What you have to do:
Return the material exactly as supplied, apart from the pictures, which are omitted.

»»

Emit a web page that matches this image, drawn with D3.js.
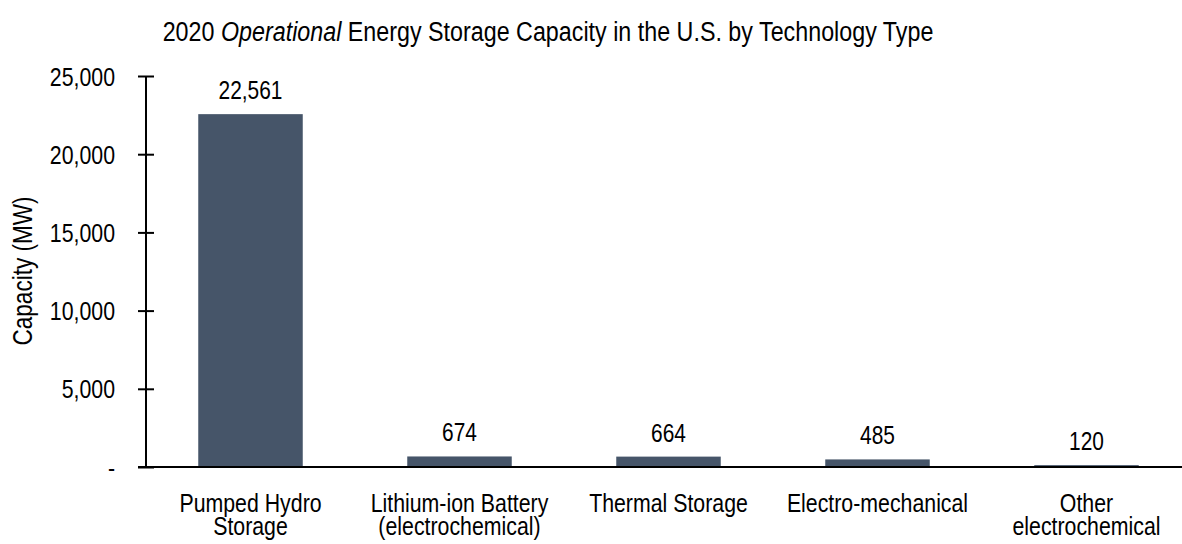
<!DOCTYPE html>
<html>
<head>
<meta charset="utf-8">
<script src="https://cdn.jsdelivr.net/npm/d3@7"></script>
<style>
html,body{margin:0;padding:0;background:#fff;}
svg text{fill:#000;}
</style>
</head>
<body>
<svg id="chart" width="1182" height="544"></svg>
<script>
const categories = [["Pumped Hydro","Storage"],["Lithium-ion Battery","(electrochemical)"],["Thermal Storage"],["Electro-mechanical"],["Other","electrochemical"]];
const values = [22561, 674, 664, 485, 120];
const yTicks = [0, 5000, 10000, 15000, 20000, 25000];
const yTickLabels = ["-", "5,000", "10,000", "15,000", "20,000", "25,000"];

// detect narrow font availability
const cv = document.createElement("canvas").getContext("2d");
cv.font = "26px 'Liberation Sans Narrow', monospace";
const wN = cv.measureText("Thermal Storage 22,561").width;
cv.font = "26px 'Liberation Sans', monospace";
const wR = cv.measureText("Thermal Storage 22,561").width;
const hasNarrow = Math.abs(wN / wR - 0.82) < 0.05;
const FONT = hasNarrow ? "'Liberation Sans Narrow'" : "'Liberation Sans', Arial, sans-serif";
const SX = hasNarrow ? 1 : 0.82;

const svg = d3.select("#chart");
const x = d3.scaleBand().domain(d3.range(values.length)).range([146, 1191]).paddingInner(0.5).paddingOuter(0.25);
const y = d3.scaleLinear().domain([0, 25000]).range([467, 76]);

function place(sel, px, py) {
  return sel.attr("transform", `translate(${px},${py}) scale(${SX},1)`).attr("x", 0).attr("y", 0);
}

// title
const title = place(svg.append("text"), 548, 41).attr("text-anchor", "middle")
  .style("font-family", FONT).style("font-size", "28.4px");
title.append("tspan").text("2020 ");
title.append("tspan").style("font-style", "italic").text("Operational");
title.append("tspan").text(" Energy Storage Capacity in the U.S. by Technology Type");

// bars
svg.selectAll("rect.bar").data(values).join("rect").attr("class", "bar")
  .attr("x", (d, i) => x(i)).attr("width", x.bandwidth())
  .attr("y", d => y(d)).attr("height", d => y(0) - y(d))
  .attr("fill", "#465569");

// value labels
svg.selectAll("text.val").data(values).join("text").attr("class", "val")
  .each(function(d, i) { place(d3.select(this), x(i) + x.bandwidth() / 2, y(d) - 15); })
  .attr("text-anchor", "middle").style("font-family", FONT).style("font-size", "25.5px")
  .text(d => d3.format(",")(d));

// y axis
const yAxis = d3.axisLeft(y).tickValues(yTicks).tickFormat((d, i) => yTickLabels[i]).tickSize(8).tickPadding(23);
const gy = svg.append("g").attr("transform", "translate(146,0)").call(yAxis);
gy.select(".domain").remove();
gy.selectAll(".tick line").attr("x1", 8).attr("stroke", "#000").attr("stroke-width", 2);
gy.selectAll(".tick text").style("font-family", FONT).style("font-size", "26px")
  .attr("dy", "0.35em").attr("x", 0)
  .attr("transform", `translate(-31,0) scale(${SX},1)`);
gy.append("line").attr("x1", 0).attr("x2", 0).attr("y1", y(25000)).attr("y2", y(0)).attr("stroke", "#000").attr("stroke-width", 2);

// x axis line
svg.append("line").attr("x1", 138).attr("x2", 1182).attr("y1", y(0)).attr("y2", y(0)).attr("stroke", "#000").attr("stroke-width", 2);

// category labels (one text per category, lines as tspans)
categories.forEach((lines, i) => {
  const t = place(svg.append("text"), x(i) + x.bandwidth() / 2, 0)
    .attr("text-anchor", "middle").style("font-family", FONT).style("font-size", "26px");
  lines.forEach((ln, j) => {
    t.append("tspan").attr("x", 0).attr("y", 512 + j * 23).text(ln);
  });
});

// y axis title
svg.append("text").attr("transform", `translate(32,271) rotate(-90) scale(${SX},1)`).attr("text-anchor", "middle")
  .style("font-family", FONT).style("font-size", "27.5px").text("Capacity (MW)");
</script>
</body>
</html>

««

Solution to this problem:
Emit a web page that matches this image, drawn with D3.js.
<!DOCTYPE html>
<html>
<head>
<meta charset="utf-8">
<script src="https://cdn.jsdelivr.net/npm/d3@7"></script>
<style>
html,body{margin:0;padding:0;background:#fff;}
svg text{fill:#000;}
</style>
</head>
<body>
<svg id="chart" width="1182" height="544"></svg>
<script>
const categories = [["Pumped Hydro","Storage"],["Lithium-ion Battery","(electrochemical)"],["Thermal Storage"],["Electro-mechanical"],["Other","electrochemical"]];
const values = [22561, 674, 664, 485, 120];
const yTicks = [0, 5000, 10000, 15000, 20000, 25000];
const yTickLabels = ["-", "5,000", "10,000", "15,000", "20,000", "25,000"];

// detect narrow font availability
const cv = document.createElement("canvas").getContext("2d");
cv.font = "26px 'Liberation Sans Narrow', monospace";
const wN = cv.measureText("Thermal Storage 22,561").width;
cv.font = "26px 'Liberation Sans', monospace";
const wR = cv.measureText("Thermal Storage 22,561").width;
const hasNarrow = Math.abs(wN / wR - 0.82) < 0.05;
const FONT = hasNarrow ? "'Liberation Sans Narrow'" : "'Liberation Sans', Arial, sans-serif";
const SX = hasNarrow ? 1 : 0.82;

const svg = d3.select("#chart");
const x = d3.scaleBand().domain(d3.range(values.length)).range([146, 1191]).paddingInner(0.5).paddingOuter(0.25);
const y = d3.scaleLinear().domain([0, 25000]).range([467, 76]);

function place(sel, px, py) {
  return sel.attr("transform", `translate(${px},${py}) scale(${SX},1)`).attr("x", 0).attr("y", 0);
}

// title
const title = place(svg.append("text"), 548, 41).attr("text-anchor", "middle")
  .style("font-family", FONT).style("font-size", "28.4px");
title.append("tspan").text("2020 ");
title.append("tspan").style("font-style", "italic").text("Operational");
title.append("tspan").text(" Energy Storage Capacity in the U.S. by Technology Type");

// bars
svg.selectAll("rect.bar").data(values).join("rect").attr("class", "bar")
  .attr("x", (d, i) => x(i)).attr("width", x.bandwidth())
  .attr("y", d => y(d)).attr("height", d => y(0) - y(d))
  .attr("fill", "#465569");

// value labels
svg.selectAll("text.val").data(values).join("text").attr("class", "val")
  .each(function(d, i) { place(d3.select(this), x(i) + x.bandwidth() / 2, y(d) - 15); })
  .attr("text-anchor", "middle").style("font-family", FONT).style("font-size", "25.5px")
  .text(d => d3.format(",")(d));

// y axis
const yAxis = d3.axisLeft(y).tickValues(yTicks).tickFormat((d, i) => yTickLabels[i]).tickSize(8).tickPadding(23);
const gy = svg.append("g").attr("transform", "translate(146,0)").call(yAxis);
gy.select(".domain").remove();
gy.selectAll(".tick line").attr("x1", 8).attr("stroke", "#000").attr("stroke-width", 2);
gy.selectAll(".tick text").style("font-family", FONT).style("font-size", "26px")
  .attr("dy", "0.35em").attr("x", 0)
  .attr("transform", `translate(-31,0) scale(${SX},1)`);
gy.append("line").attr("x1", 0).attr("x2", 0).attr("y1", y(25000)).attr("y2", y(0)).attr("stroke", "#000").attr("stroke-width", 2);

// x axis line
svg.append("line").attr("x1", 138).attr("x2", 1182).attr("y1", y(0)).attr("y2", y(0)).attr("stroke", "#000").attr("stroke-width", 2);

// category labels (one text per category, lines as tspans)
categories.forEach((lines, i) => {
  const t = place(svg.append("text"), x(i) + x.bandwidth() / 2, 0)
    .attr("text-anchor", "middle").style("font-family", FONT).style("font-size", "26px");
  lines.forEach((ln, j) => {
    t.append("tspan").attr("x", 0).attr("y", 512 + j * 23).text(ln);
  });
});

// y axis title
svg.append("text").attr("transform", `translate(32,271) rotate(-90) scale(${SX},1)`).attr("text-anchor", "middle")
  .style("font-family", FONT).style("font-size", "27.5px").text("Capacity (MW)");
</script>
</body>
</html>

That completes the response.